Source data:
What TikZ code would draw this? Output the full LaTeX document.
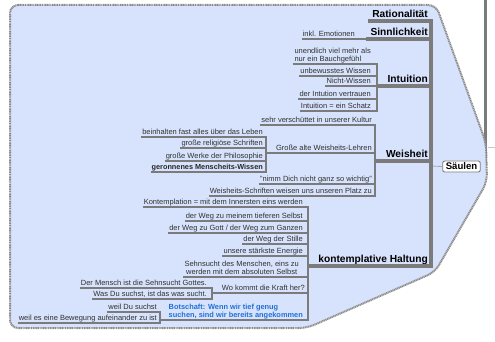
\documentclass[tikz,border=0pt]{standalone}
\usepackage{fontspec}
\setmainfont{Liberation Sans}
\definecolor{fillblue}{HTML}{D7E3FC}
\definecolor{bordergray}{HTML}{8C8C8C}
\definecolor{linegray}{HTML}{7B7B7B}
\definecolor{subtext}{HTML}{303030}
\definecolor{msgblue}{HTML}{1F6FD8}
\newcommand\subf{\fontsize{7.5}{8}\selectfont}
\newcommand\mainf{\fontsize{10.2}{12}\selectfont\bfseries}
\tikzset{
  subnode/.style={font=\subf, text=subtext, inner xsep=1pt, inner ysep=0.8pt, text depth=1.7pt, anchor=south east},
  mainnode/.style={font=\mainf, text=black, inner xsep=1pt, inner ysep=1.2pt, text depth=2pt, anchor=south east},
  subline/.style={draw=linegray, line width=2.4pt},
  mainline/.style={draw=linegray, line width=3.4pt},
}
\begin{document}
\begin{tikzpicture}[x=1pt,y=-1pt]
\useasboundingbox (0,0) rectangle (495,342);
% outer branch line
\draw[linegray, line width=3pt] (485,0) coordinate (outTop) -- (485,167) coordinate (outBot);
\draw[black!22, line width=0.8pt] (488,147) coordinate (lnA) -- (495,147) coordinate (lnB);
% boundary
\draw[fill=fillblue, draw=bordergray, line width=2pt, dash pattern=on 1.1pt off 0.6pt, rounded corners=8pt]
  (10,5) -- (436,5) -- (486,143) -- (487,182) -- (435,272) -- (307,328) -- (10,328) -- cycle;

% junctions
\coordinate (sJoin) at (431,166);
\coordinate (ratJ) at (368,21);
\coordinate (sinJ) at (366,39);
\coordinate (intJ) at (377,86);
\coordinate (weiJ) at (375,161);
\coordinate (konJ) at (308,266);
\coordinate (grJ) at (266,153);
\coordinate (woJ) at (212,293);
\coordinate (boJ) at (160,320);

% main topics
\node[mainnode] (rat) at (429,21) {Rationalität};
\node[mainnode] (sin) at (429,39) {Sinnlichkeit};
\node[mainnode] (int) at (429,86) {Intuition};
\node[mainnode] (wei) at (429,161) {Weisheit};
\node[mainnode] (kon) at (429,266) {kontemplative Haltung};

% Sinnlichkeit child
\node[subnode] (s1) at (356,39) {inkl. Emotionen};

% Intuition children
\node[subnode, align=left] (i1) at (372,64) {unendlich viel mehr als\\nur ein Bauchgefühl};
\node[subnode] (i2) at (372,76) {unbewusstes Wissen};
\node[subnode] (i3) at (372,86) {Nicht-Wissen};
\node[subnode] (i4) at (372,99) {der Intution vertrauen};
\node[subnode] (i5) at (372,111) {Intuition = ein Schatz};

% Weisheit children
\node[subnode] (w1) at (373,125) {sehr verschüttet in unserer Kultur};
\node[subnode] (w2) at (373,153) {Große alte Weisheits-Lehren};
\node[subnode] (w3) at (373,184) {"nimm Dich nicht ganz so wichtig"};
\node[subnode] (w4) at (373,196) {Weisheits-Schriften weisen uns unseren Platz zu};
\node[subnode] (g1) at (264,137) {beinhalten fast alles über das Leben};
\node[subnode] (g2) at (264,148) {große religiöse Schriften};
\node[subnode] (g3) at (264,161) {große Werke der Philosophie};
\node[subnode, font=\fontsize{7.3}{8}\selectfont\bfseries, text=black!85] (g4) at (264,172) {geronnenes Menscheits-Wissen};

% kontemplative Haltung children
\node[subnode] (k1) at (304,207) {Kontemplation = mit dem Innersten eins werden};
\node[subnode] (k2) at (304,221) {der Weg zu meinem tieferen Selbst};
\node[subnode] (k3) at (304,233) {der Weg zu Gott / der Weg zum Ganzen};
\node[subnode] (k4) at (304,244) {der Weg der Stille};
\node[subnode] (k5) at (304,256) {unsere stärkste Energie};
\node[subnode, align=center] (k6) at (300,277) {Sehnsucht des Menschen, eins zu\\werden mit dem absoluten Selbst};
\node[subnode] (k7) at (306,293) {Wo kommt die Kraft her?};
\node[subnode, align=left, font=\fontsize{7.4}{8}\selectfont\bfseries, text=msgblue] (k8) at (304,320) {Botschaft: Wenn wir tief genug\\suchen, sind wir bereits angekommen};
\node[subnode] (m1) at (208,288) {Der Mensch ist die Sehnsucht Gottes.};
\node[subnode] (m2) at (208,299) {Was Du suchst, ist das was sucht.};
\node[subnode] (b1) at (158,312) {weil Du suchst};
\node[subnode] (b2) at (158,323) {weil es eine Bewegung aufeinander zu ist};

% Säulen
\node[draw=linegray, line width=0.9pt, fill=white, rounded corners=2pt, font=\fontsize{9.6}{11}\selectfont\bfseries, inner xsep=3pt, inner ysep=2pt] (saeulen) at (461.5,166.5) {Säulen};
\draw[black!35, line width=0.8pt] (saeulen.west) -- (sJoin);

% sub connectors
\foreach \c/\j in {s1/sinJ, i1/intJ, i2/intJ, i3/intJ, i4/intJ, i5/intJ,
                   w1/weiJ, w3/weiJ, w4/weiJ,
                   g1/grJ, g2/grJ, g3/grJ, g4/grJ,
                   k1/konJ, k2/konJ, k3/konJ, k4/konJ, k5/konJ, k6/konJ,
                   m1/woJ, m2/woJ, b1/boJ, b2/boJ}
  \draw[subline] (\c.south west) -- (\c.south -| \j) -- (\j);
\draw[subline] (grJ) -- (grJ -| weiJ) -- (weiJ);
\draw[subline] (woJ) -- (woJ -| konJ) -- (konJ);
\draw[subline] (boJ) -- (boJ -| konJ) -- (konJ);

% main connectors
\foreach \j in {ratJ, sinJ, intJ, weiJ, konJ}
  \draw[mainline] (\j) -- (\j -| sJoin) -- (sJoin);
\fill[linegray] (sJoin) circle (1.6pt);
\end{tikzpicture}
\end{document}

Task details: From the first line above down to the line with "(boJ) at (160,320);", reproduce every line and no others, omitting pictures.

Final result:
What TikZ code would draw this? Output the full LaTeX document.
\documentclass[tikz,border=0pt]{standalone}
\usepackage{fontspec}
\setmainfont{Liberation Sans}
\definecolor{fillblue}{HTML}{D7E3FC}
\definecolor{bordergray}{HTML}{8C8C8C}
\definecolor{linegray}{HTML}{7B7B7B}
\definecolor{subtext}{HTML}{303030}
\definecolor{msgblue}{HTML}{1F6FD8}
\newcommand\subf{\fontsize{7.5}{8}\selectfont}
\newcommand\mainf{\fontsize{10.2}{12}\selectfont\bfseries}
\tikzset{
  subnode/.style={font=\subf, text=subtext, inner xsep=1pt, inner ysep=0.8pt, text depth=1.7pt, anchor=south east},
  mainnode/.style={font=\mainf, text=black, inner xsep=1pt, inner ysep=1.2pt, text depth=2pt, anchor=south east},
  subline/.style={draw=linegray, line width=2.4pt},
  mainline/.style={draw=linegray, line width=3.4pt},
}
\begin{document}
\begin{tikzpicture}[x=1pt,y=-1pt]
\useasboundingbox (0,0) rectangle (495,342);
% outer branch line
\draw[linegray, line width=3pt] (485,0) coordinate (outTop) -- (485,167) coordinate (outBot);
\draw[black!22, line width=0.8pt] (488,147) coordinate (lnA) -- (495,147) coordinate (lnB);
% boundary
\draw[fill=fillblue, draw=bordergray, line width=2pt, dash pattern=on 1.1pt off 0.6pt, rounded corners=8pt]
  (10,5) -- (436,5) -- (486,143) -- (487,182) -- (435,272) -- (307,328) -- (10,328) -- cycle;

% junctions
\coordinate (sJoin) at (431,166);
\coordinate (ratJ) at (368,21);
\coordinate (sinJ) at (366,39);
\coordinate (intJ) at (377,86);
\coordinate (weiJ) at (375,161);
\coordinate (konJ) at (308,266);
\coordinate (grJ) at (266,153);
\coordinate (woJ) at (212,293);
\coordinate (boJ) at (160,320);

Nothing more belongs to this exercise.